Pair it with our earlier post on the loneliness epidemic

  1. Lessons in Chemistry - Probably the “it”book of the year and rightly so. It’s so so enjoyable. It’s subversive, significant but also a breeze. The writing is funny and heart wrenching and relatable at the same time. I can sometimes just feel her anger. It deals with a different kind of loneliness - of being a woman in a male-only field, of being a single parent in an era when it was almost unacceptable and the loneliness and isolation of being a clever, competent woman who had a role outside of the home. The more things change, the more they stay the same. I finally understand this. The romance at the beginning of the book is “old romcom” good. I’m savouring the book. I’m almost afraid I’ll finish it too quickly. It’s my favourite this year.
  2. Diary of a Void - “So this is pregnancy. What luxury. What loneliness”. This is pretty much what the book is all about. The premise is hilarious.

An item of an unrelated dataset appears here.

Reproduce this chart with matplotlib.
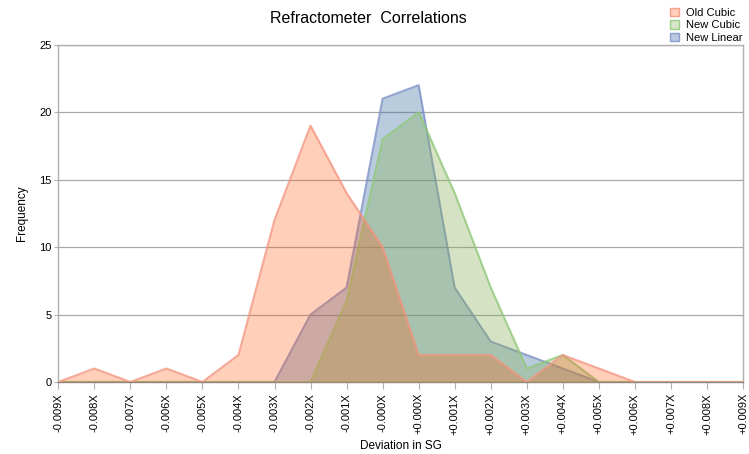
import matplotlib
matplotlib.use('Agg')
import matplotlib.pyplot as plt
from matplotlib.patches import Patch

plt.rcParams['font.family'] = ['Liberation Sans', 'DejaVu Sans']

labels = ['-0.009X', '-0.008X', '-0.007X', '-0.006X', '-0.005X', '-0.004X',
          '-0.003X', '-0.002X', '-0.001X', '-0.000X', '+0.000X', '+0.001X',
          '+0.002X', '+0.003X', '+0.004X', '+0.005X', '+0.006X', '+0.007X',
          '+0.008X', '+0.009X']
old_cubic = [0, 1, 0, 1, 0, 2, 12, 19, 14, 10, 2, 2, 2, 0, 2, 1, 0, 0, 0, 0]
new_cubic = [0, 0, 0, 0, 0, 0, 0, 0, 6, 18, 20, 14, 7, 1, 2, 0, 0, 0, 0, 0]
new_linear = [0, 0, 0, 0, 0, 0, 0, 5, 7, 21, 22, 7, 3, 2, 1, 0, 0, 0, 0, 0]

x = list(range(len(labels)))

fig = plt.figure(figsize=(7.49, 4.54), dpi=100)
ax = fig.add_axes([0.0778, 0.1586, 0.992 - 0.0778, 0.9015 - 0.1586])

# drawing order: linear, new cubic, old cubic on top
ax.fill_between(x, new_linear, color='#366DA3', alpha=0.35, lw=0, zorder=2)
ax.plot(x, new_linear, color='#7D8FC6', lw=1.5, alpha=0.8, zorder=2)
ax.fill_between(x, new_cubic, color='#89B156', alpha=0.35, lw=0, zorder=3)
ax.plot(x, new_cubic, color='#90C87A', lw=1.5, alpha=0.8, zorder=3)
ax.fill_between(x, old_cubic, color='#FF5A14', alpha=0.29, lw=0, zorder=4)
ax.plot(x, old_cubic, color='#F39580', lw=1.5, alpha=0.8, zorder=4)

ax.set_xlim(0, len(labels) - 1)
ax.set_ylim(0, 25)
ax.set_yticks([0, 5, 10, 15, 20, 25])
ax.set_xticks(x)
ax.set_xticklabels(labels, rotation=90, fontsize=8)
ax.tick_params(axis='y', labelsize=8, length=3, color='#b0b0b0', pad=2)
ax.tick_params(axis='x', length=5, color='#b0b0b0', pad=3)
ax.grid(axis='y', color='#a8a8a8', lw=0.9, zorder=1)
ax.set_axisbelow(True)
for s in ['left', 'right', 'top', 'bottom']:
    ax.spines[s].set_color('#b0b0b0')
    ax.spines[s].set_linewidth(1.0)
ax.spines['bottom'].set_color('#888888')

fig.text(0.492, 0.96, 'Refractometer  Correlations', ha='center', va='center', fontsize=11.5)
ax.set_ylabel('Frequency', fontsize=8.5, labelpad=8)
fig.text(0.535, 0.017, 'Deviation in SG', ha='center', va='center', fontsize=8.5)

handles = [Patch(facecolor='#FFCDB9', edgecolor='#F5A08A', label='Old Cubic'),
           Patch(facecolor='#D6E6C6', edgecolor='#9DCF8A', label='New Cubic'),
           Patch(facecolor='#B9C8DF', edgecolor='#8C9CCB', label='New Linear')]
fig.legend(handles=handles, loc='upper right', bbox_to_anchor=(1.0, 0.998), frameon=False,
           fontsize=8, handlelength=0.8, handleheight=0.8, handletextpad=0.6,
           labelspacing=0.22, borderaxespad=0.2)

fig.savefig('out.png', dpi=100)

A single working woman in Japan doesn’t want to wash dirty coffee cups in the office. She ends up lying that she’s pregnant. Hijinks follow.(I’m joking. nothing much “happens” in the book) Our narrator is the only woman in her department and has additional duties like making coffee, serving said coffee and cleaning coffee cups. Unable to take any more of it, she simply and quite impulsively lies that she’s pregnant and the story takes off from there. The book explores multiple types of isolation - of being a single woman of a certain age, of being the only woman at work in her department, and of being a pregnant and potential single mother.

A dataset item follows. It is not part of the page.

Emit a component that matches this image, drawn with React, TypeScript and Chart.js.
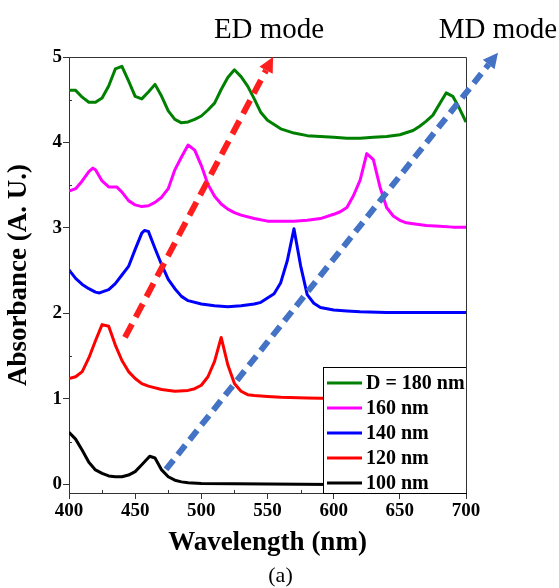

    It is funny, filled with glorious observations that make us think about the privilege and special status that we accord pregnant women (like we actually truly value women only for their ability to carry children) and the isolation of just being a single woman. It’s one of my favourites of last year and I highly recommend it.
  3. Eleanor Oliphant is Completely Fine - Can a book be about completely “normal” things like working in an office, making friends and maybe even finding some romance but also be completely gut wrenchingly sad and a little bit funny?
    The answer is this book. It’s about the utter hopelessness of loneliness and digging yourself out of that - it’s about remembering that we don’t need much, just a little bit, and we don’t need to fight for it, just look for it.
  4. Seek You: A Journey Through American Loneliness - Our first glimpse at Kristen Radtke’s art and insight was in an FT piece on the art of conversations. This graphic novel weaves in and out of history, anthropology, memoir and sharp insights into the world-as-we-live-in-it. She does an excellent job of establishing the primordial roots of what we know of american loneliness today. There’s a bit on the invention of laugh tracks in Hollywood - I’d re-read this just for that part.
  5. Earthlings - The same superpower wielded in her earlier novel Convenience Store Woman is unleashed in this novel about alienation from your immediate surroundings. The more pages you read, the more you question what defines ‘normal’ in your universe - and how it got that way. The protagonist refers to her surrounding society as ‘the factory’ - and if you refuse to partake in the production of what the factory wants to produce, you lose the license to exist in it.